Decades of political promises made by profligate Congresses have left us with less budget give than at any time in U.S. history.

Thanks to decades of promises for ever-higher benefits and low taxes for the indefinite future, there’s now less give in future budgets than at any point in American history. At least profligate Congresses in the past confined their excesses and temporarily large deficits to the current year. Until recently, they didn’t box in the future.

To see what little give we have left, take a look at the nearby “fiscal democracy index” that I built, along with my former colleague, Tim Roeper. This downward-drifting squiggle shows how much of current revenues remain after taking account of commitments by law to the programs and ideas of the past — even dead — policymakers.

Look closely.

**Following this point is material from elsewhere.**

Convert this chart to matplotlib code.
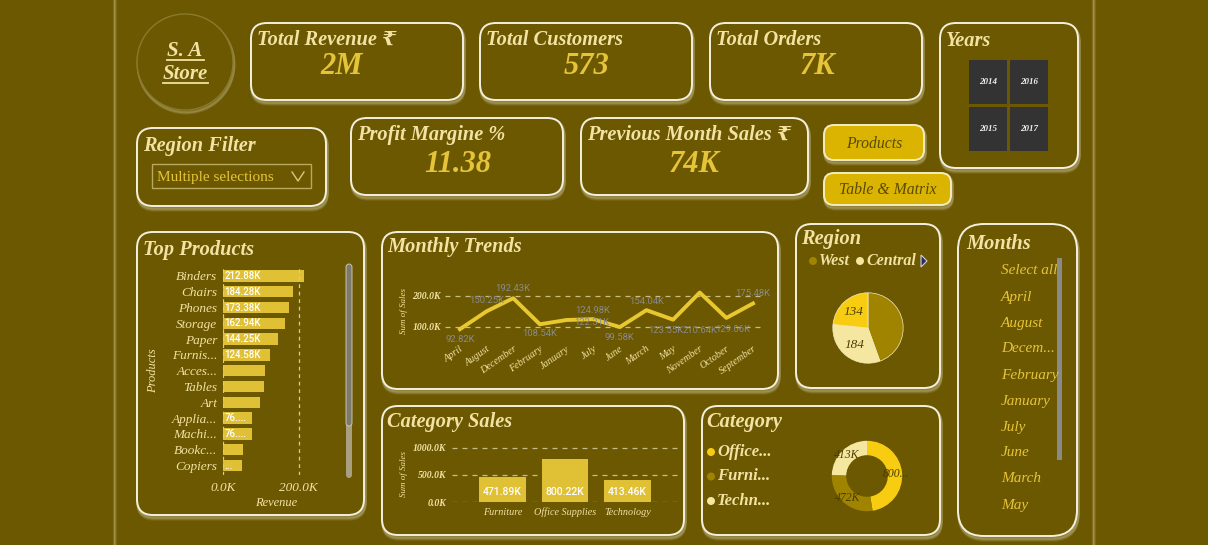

As the amount we can spend on the new and the unforeseen shrinks, so does each generation’s democratic control of social and economic priorities. Gradually, over decades, Americans have committed almost all government revenues to what policy nerds call “mandatory programs” — those whose funding and funding growth are set by past laws — and to interest on the debt.

Unsustainable deficits

For the first time in U.S. history, in 2009 every single dollar of revenue was committed before Congress voted on any spending program. Meanwhile, most of government’s basic functions — from justice to education to turning on the lights in the Capitol — are paid for out of swelling, unsustainable deficits.

It’s bad politics, too

Why is trying to control the future this way such bad economics? Imagine a business signing 50- and 100-year contracts that tied up all the hoped-for future revenues. It can’t foresee the future well enough to make those commitments, and it would miss out on opportunities to use the money more wisely.